◆ Collected material ◆
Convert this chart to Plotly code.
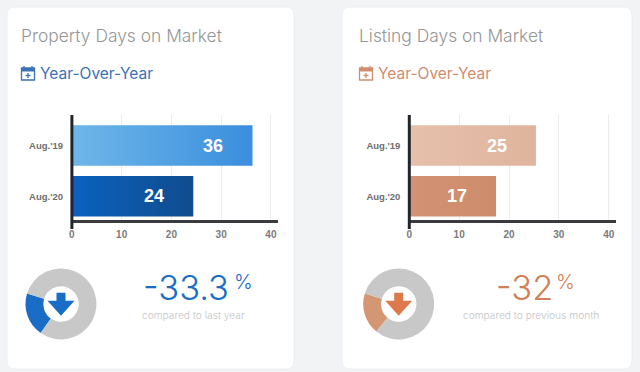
import json
import plotly.graph_objects as go

W, H = 640, 372
categories = ["Aug.'19", "Aug.'20"]
property_days = [36.3, 24.4]
property_labels = ["36", "24"]
listing_days = [25.4, 17.4]
listing_labels = ["25", "17"]
x_ticks = [0, 10, 20, 30, 40]
property_share = [20, 80]
listing_share = [19, 81]

BG = "#f2f3f5"
BLUE = "#1a6dc6"
BLUE_SUB = "#3b72b4"
ORANGE = "#d27f58"
ORANGE_SUB = "#d08d6e"
DARK = "#23252d"
FONT = "Inter"
AX = "Liberation Sans"

GRADS = [
    ("#6fb7e9", "#3a8ede"),
    ("#0a62bf", "#104c8e"),
    ("#e6c0ac", "#dfb49d"),
    ("#d29273", "#cd8d6d"),
]


def px(x):
    return x / W


def py(y):
    return 1 - y / H


def card(x0, x1, y0, y1, r=8):
    a, b, c, d = px(x0), px(x1), py(y0), py(y1)
    rx, ry = r / W, r / H
    return (
        f"M{a+rx},{c} L{b-rx},{c} Q{b},{c} {b},{c-ry} L{b},{d+ry} Q{b},{d} {b-rx},{d} "
        f"L{a+rx},{d} Q{a},{d} {a},{d+ry} L{a},{c-ry} Q{a},{c} {a+rx},{c} Z"
    )


def poly(points):
    return "M" + " L".join(f"{px(x)},{py(y)}" for x, y in points) + " Z"


fig = go.Figure()
shapes, annotations = [], []

panels = [
    dict(card=(7, 294), x0=71.9, x1=278, unit=4.975, vals=property_days, labels=property_labels,
         colors=["#549fe2", "#0c57a6"], xa="x", ya="y", title="Property Days on Market", title_x=19,
         main=BLUE, sub=BLUE_SUB, share=property_share, rot=215, cx=61, cy=304, pie=["#1a6dc6", "#c8c8c8"],
         arrow="#1a6dc6", icon=21, pct="-33.3", pct_x=141, sign_x=232, cmp="compared to last year", cmp_x=193),
    dict(card=(342, 632), x0=409.3, x1=616, unit=4.985, vals=listing_days, labels=listing_labels,
         colors=["#e2baa4", "#cf8f70"], xa="x2", ya="y2", title="Listing Days on Market", title_x=357,
         main=ORANGE, sub=ORANGE_SUB, share=listing_share, rot=219, cx=398.7, cy=304, pie=["#d59673", "#c8c8c8"],
         arrow="#dd7a4b", icon=359, pct="-32", pct_x=494, sign_x=554, cmp="compared to previous month", cmp_x=530.5),
]

layout_axes = {}
for i, p in enumerate(panels):
    suffix = "" if i == 0 else "2"
    fig.add_trace(go.Bar(
        y=categories, x=p["vals"], orientation="h", xaxis=p["xa"], yaxis=p["ya"],
        marker=dict(color=p["colors"], line=dict(width=0)), hoverinfo="skip", showlegend=False,
    ))
    layout_axes["xaxis" + suffix] = dict(
        domain=[px(p["x0"]), px(p["x1"])], range=[0, (p["x1"] - p["x0"]) / p["unit"]], automargin=False,
        anchor=p["ya"], tickvals=x_ticks, showgrid=True, gridcolor="#ececee", gridwidth=1,
        zeroline=False, showline=True, linecolor="#3a3a3f", linewidth=3,
        ticks="outside", ticklen=3, tickcolor="rgba(0,0,0,0)",
        tickfont=dict(family=AX, size=10, color="#7a7a7a", weight=700),
    )
    layout_axes["yaxis" + suffix] = dict(
        domain=[py(220), py(115)], range=[1.468, -0.603], anchor=p["xa"], type="category", automargin=False,
        showgrid=False, zeroline=False, showline=False, ticks="outside", ticklen=6,
        tickcolor="rgba(0,0,0,0)", tickfont=dict(family=AX, size=9.5, color="#6e6e6e", weight=700),
    )
    x_a, x_b = p["card"]
    shapes.append(dict(type="path", xref="paper", yref="paper", path=card(x_a, x_b, 7, 369), fillcolor="#ffffff",
                       line=dict(color="#eceef0", width=1), layer="below"))
    shapes.append(dict(type="line", xref="paper", yref="paper", x0=px(p["x0"]), x1=px(p["x0"]), y0=py(115), y1=py(229),
                       line=dict(color=DARK, width=3), layer="above"))
    for cat, v, lab in zip(categories, p["vals"], p["labels"]):
        annotations.append(dict(xref=p["xa"], yref=p["ya"], x=v, y=cat, text=f"<b>{lab}</b>", showarrow=False,
                                xshift=-39, font=dict(family=AX, size=18, color="#ffffff")))
    # title and sub-heading
    annotations.append(dict(xref="paper", yref="paper", x=px(p["title_x"]), y=py(35), xanchor="left", yanchor="middle",
                            text=p["title"], showarrow=False,
                            font=dict(family=FONT, size=17.4, color="#969696", weight=300)))
    annotations.append(dict(xref="paper", yref="paper", x=px(p["icon"] + 17), y=py(73), xanchor="left", yanchor="middle",
                            text="Year-Over-Year", showarrow=False,
                            font=dict(family=FONT, size=15.5, color=p["sub"], weight=400)))
    # calendar icon
    ix = p["icon"]
    shapes.append(dict(type="rect", xref="paper", yref="paper", x0=px(ix + .5), x1=px(ix + 13.5), y0=py(68), y1=py(80),
                       line=dict(color=p["sub"], width=1.3), fillcolor="rgba(0,0,0,0)", layer="above"))
    shapes.append(dict(type="rect", xref="paper", yref="paper", x0=px(ix + .5), x1=px(ix + 13.5), y0=py(68), y1=py(71.5),
                       line=dict(width=0), fillcolor=p["sub"], layer="above"))
    for a, b, c, d in [(ix + 3, ix + 3, 66, 69), (ix + 11, ix + 11, 66, 69),
                       (ix + 4.5, ix + 9.5, 75.5, 75.5), (ix + 7, ix + 7, 73, 78)]:
        shapes.append(dict(type="line", xref="paper", yref="paper", x0=px(a), x1=px(b), y0=py(c), y1=py(d),
                           line=dict(color=p["sub"], width=1.3), layer="above"))
    # donut
    R = 35.5
    fig.add_trace(go.Pie(
        values=p["share"], hole=0.5, sort=False, direction="clockwise", rotation=p["rot"],
        marker=dict(colors=p["pie"], line=dict(width=0)), textinfo="none", hoverinfo="skip", showlegend=False,
        domain=dict(x=[px(p["cx"] - R), px(p["cx"] + R)], y=[py(p["cy"] + R), py(p["cy"] - R)]),
    ))
    cx, cy = p["cx"], p["cy"]
    shapes.append(dict(type="path", xref="paper", yref="paper", layer="above", fillcolor=p["arrow"], line=dict(width=0),
                       path=poly([(cx - 4.5, cy - 11.3), (cx + 4.5, cy - 11.3), (cx + 4.5, cy - 3.3),
                                  (cx + 13.5, cy - 3.3), (cx, cy + 11.7), (cx - 13.5, cy - 3.3), (cx - 4.5, cy - 3.3)])))
    # percent readout
    annotations.append(dict(xref="paper", yref="paper", x=px(p["pct_x"]), y=py(287), xanchor="left", yanchor="middle",
                            text=p["pct"], showarrow=False,
                            font=dict(family=FONT, size=34.5, color=p["main"], weight=300)))
    annotations.append(dict(xref="paper", yref="paper", x=px(p["sign_x"]), y=py(282), xanchor="left", yanchor="middle",
                            text="%", showarrow=False,
                            font=dict(family=FONT, size=20, color=p["main"], weight=300)))
    annotations.append(dict(xref="paper", yref="paper", x=px(p["cmp_x"]), y=py(315), xanchor="center", yanchor="middle",
                            text=p["cmp"], showarrow=False,
                            font=dict(family=FONT, size=10.2, color="#c4c4c4", weight=300)))

fig.update_layout(
    width=W, height=H, autosize=False, margin=dict(l=0, r=0, t=0, b=0, autoexpand=False), paper_bgcolor=BG,
    plot_bgcolor="rgba(0,0,0,0)", bargap=0.2, shapes=shapes, annotations=annotations, **layout_axes,
)

post = """
document.documentElement.style.margin='0';document.body.style.margin='0';document.body.style.overflow='hidden';
document.body.style.background='%s';
var gd=document.getElementById('{plot_id}');var GR=%s;
gd.style.margin='0';gd.style.width='640px';
var sc=gd.querySelector('.svg-container');if(sc){sc.style.margin='0';}
function applyGrad(){
  var svg=gd.querySelector('svg.main-svg');var ns='http://www.w3.org/2000/svg';
  if(!document.getElementById('barg0')){
    var defs=document.createElementNS(ns,'defs');
    GR.forEach(function(g,i){var l=document.createElementNS(ns,'linearGradient');l.id='barg'+i;
      [[0,g[0]],[1,g[1]]].forEach(function(s){var st=document.createElementNS(ns,'stop');
        st.setAttribute('offset',s[0]);st.setAttribute('stop-color',s[1]);l.appendChild(st);});
      defs.appendChild(l);});
    svg.insertBefore(defs,svg.firstChild);
  }
  gd.querySelectorAll('.barlayer .point path').forEach(function(b,i){b.style.fill='url(#barg'+i+')';});
}
applyGrad();gd.on('plotly_afterplot',applyGrad);setTimeout(applyGrad,50);
""" % (BG, json.dumps(GRADS))

fig.write_html("out.html", config=dict(displayModeBar=False, responsive=False), post_script=post,
               default_width="640px", default_height="372px")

◆ What to produce ◆
Write out each line of the listing above, exactly, from its first line to the line holding "import plotly.graph_objects as go", inclusive. Skip the pictures.

◆ Result ◆
Convert this chart to Plotly code.
import json
import plotly.graph_objects as go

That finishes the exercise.